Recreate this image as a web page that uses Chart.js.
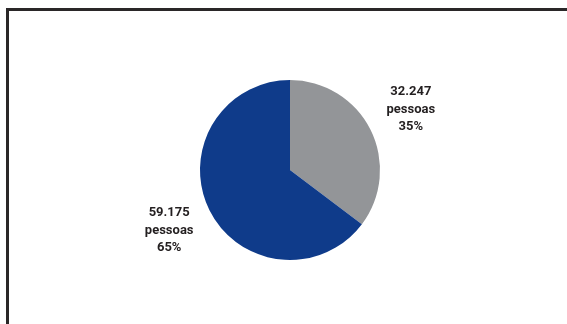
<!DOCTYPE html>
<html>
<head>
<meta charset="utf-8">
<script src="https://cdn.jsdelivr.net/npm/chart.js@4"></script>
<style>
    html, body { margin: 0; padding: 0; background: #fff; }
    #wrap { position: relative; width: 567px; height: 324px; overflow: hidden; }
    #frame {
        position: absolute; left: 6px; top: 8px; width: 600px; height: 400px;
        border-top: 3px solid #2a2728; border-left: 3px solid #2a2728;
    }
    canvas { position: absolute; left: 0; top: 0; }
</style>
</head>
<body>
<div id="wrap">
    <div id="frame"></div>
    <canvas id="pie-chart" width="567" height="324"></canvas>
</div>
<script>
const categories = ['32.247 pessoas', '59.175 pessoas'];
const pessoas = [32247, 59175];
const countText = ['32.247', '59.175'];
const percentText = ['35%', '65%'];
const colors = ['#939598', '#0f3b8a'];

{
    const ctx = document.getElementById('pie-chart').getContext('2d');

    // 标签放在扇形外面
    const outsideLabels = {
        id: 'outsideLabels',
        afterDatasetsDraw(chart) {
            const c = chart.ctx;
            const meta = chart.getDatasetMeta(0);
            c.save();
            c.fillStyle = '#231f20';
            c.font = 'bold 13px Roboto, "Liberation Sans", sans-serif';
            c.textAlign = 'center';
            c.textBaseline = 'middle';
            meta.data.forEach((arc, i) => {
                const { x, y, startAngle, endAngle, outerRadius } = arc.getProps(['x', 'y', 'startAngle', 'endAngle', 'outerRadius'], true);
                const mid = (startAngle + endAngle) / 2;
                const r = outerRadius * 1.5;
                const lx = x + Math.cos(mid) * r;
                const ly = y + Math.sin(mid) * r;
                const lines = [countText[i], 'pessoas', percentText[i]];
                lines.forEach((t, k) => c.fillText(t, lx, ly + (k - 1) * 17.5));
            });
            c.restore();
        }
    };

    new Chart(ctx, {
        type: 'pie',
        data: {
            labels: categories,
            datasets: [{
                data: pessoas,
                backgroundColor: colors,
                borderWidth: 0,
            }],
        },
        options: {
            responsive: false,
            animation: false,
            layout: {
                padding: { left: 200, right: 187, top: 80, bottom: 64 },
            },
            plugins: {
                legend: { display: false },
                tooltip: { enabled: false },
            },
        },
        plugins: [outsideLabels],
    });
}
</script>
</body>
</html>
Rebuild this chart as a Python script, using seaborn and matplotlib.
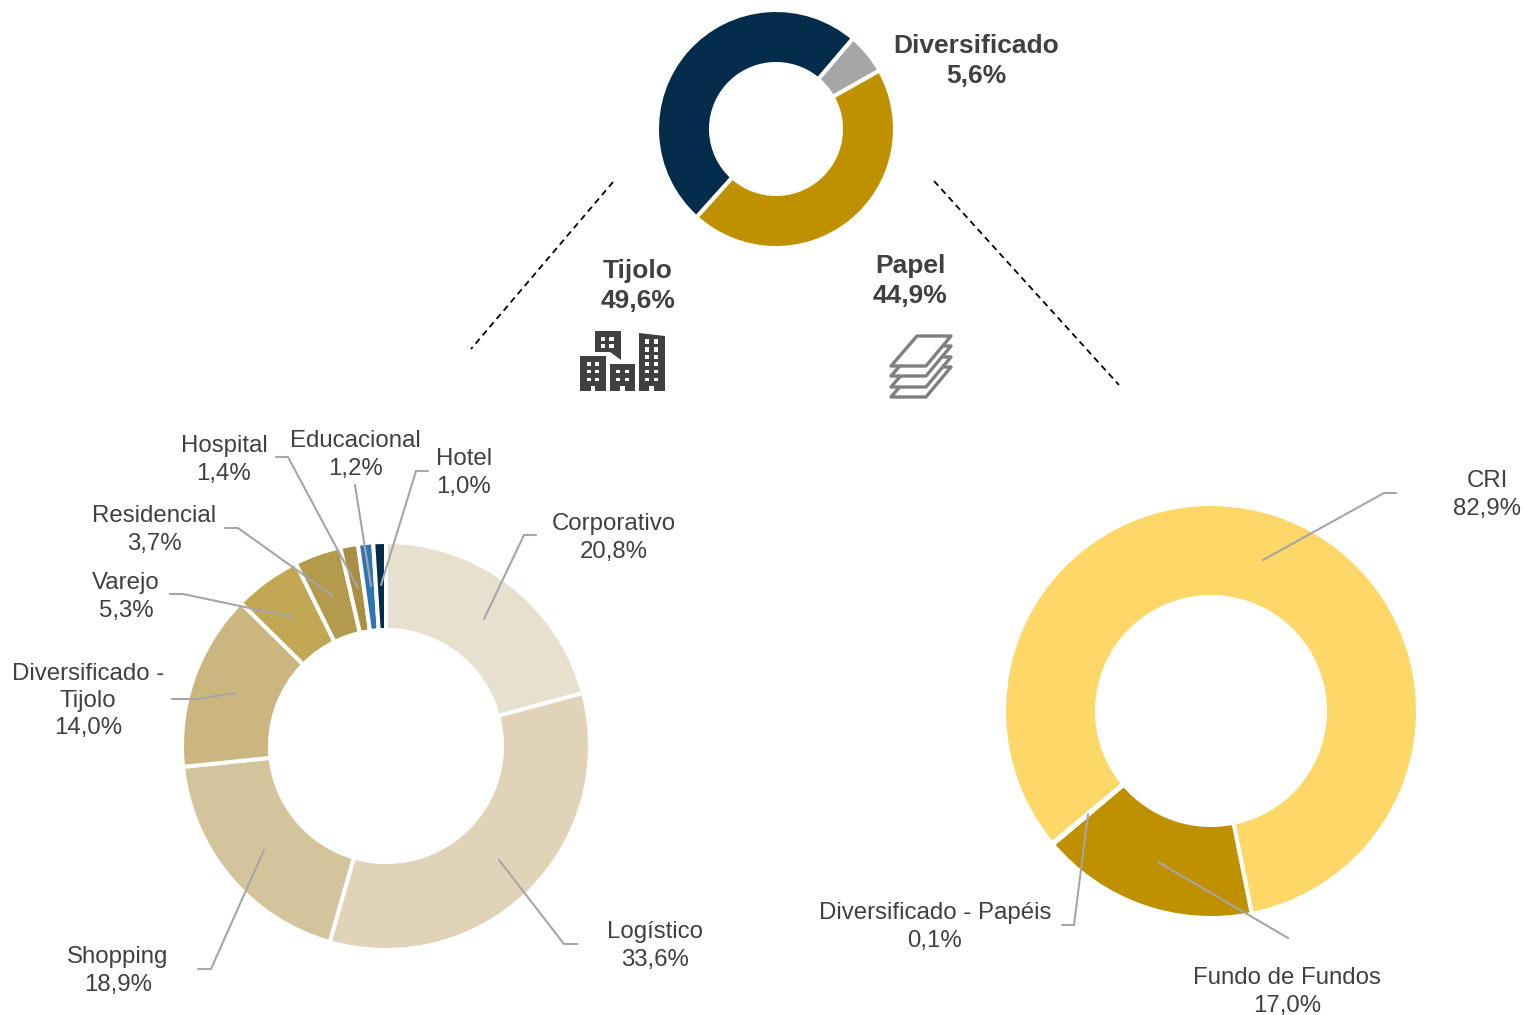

* _STATED GOAL_
Each record above should be copied character for character, with pictures dropped.

* _TASK SOLUTION_
Recreate this image as a web page that uses Chart.js.
<!DOCTYPE html>
<html>
<head>
<meta charset="utf-8">
<script src="https://cdn.jsdelivr.net/npm/chart.js@4"></script>
<style>
    html, body { margin: 0; padding: 0; background: #fff; }
    #wrap { position: relative; width: 567px; height: 324px; overflow: hidden; }
    #frame {
        position: absolute; left: 6px; top: 8px; width: 600px; height: 400px;
        border-top: 3px solid #2a2728; border-left: 3px solid #2a2728;
    }
    canvas { position: absolute; left: 0; top: 0; }
</style>
</head>
<body>
<div id="wrap">
    <div id="frame"></div>
    <canvas id="pie-chart" width="567" height="324"></canvas>
</div>
<script>
const categories = ['32.247 pessoas', '59.175 pessoas'];
const pessoas = [32247, 59175];
const countText = ['32.247', '59.175'];
const percentText = ['35%', '65%'];
const colors = ['#939598', '#0f3b8a'];

{
    const ctx = document.getElementById('pie-chart').getContext('2d');

    // 标签放在扇形外面
    const outsideLabels = {
        id: 'outsideLabels',
        afterDatasetsDraw(chart) {
            const c = chart.ctx;
            const meta = chart.getDatasetMeta(0);
            c.save();
            c.fillStyle = '#231f20';
            c.font = 'bold 13px Roboto, "Liberation Sans", sans-serif';
            c.textAlign = 'center';
            c.textBaseline = 'middle';
            meta.data.forEach((arc, i) => {
                const { x, y, startAngle, endAngle, outerRadius } = arc.getProps(['x', 'y', 'startAngle', 'endAngle', 'outerRadius'], true);
                const mid = (startAngle + endAngle) / 2;
                const r = outerRadius * 1.5;
                const lx = x + Math.cos(mid) * r;
                const ly = y + Math.sin(mid) * r;
                const lines = [countText[i], 'pessoas', percentText[i]];
                lines.forEach((t, k) => c.fillText(t, lx, ly + (k - 1) * 17.5));
            });
            c.restore();
        }
    };

    new Chart(ctx, {
        type: 'pie',
        data: {
            labels: categories,
            datasets: [{
                data: pessoas,
                backgroundColor: colors,
                borderWidth: 0,
            }],
        },
        options: {
            responsive: false,
            animation: false,
            layout: {
                padding: { left: 200, right: 187, top: 80, bottom: 64 },
            },
            plugins: {
                legend: { display: false },
                tooltip: { enabled: false },
            },
        },
        plugins: [outsideLabels],
    });
}
</script>
</body>
</html>
Rebuild this chart as a Python script, using seaborn and matplotlib.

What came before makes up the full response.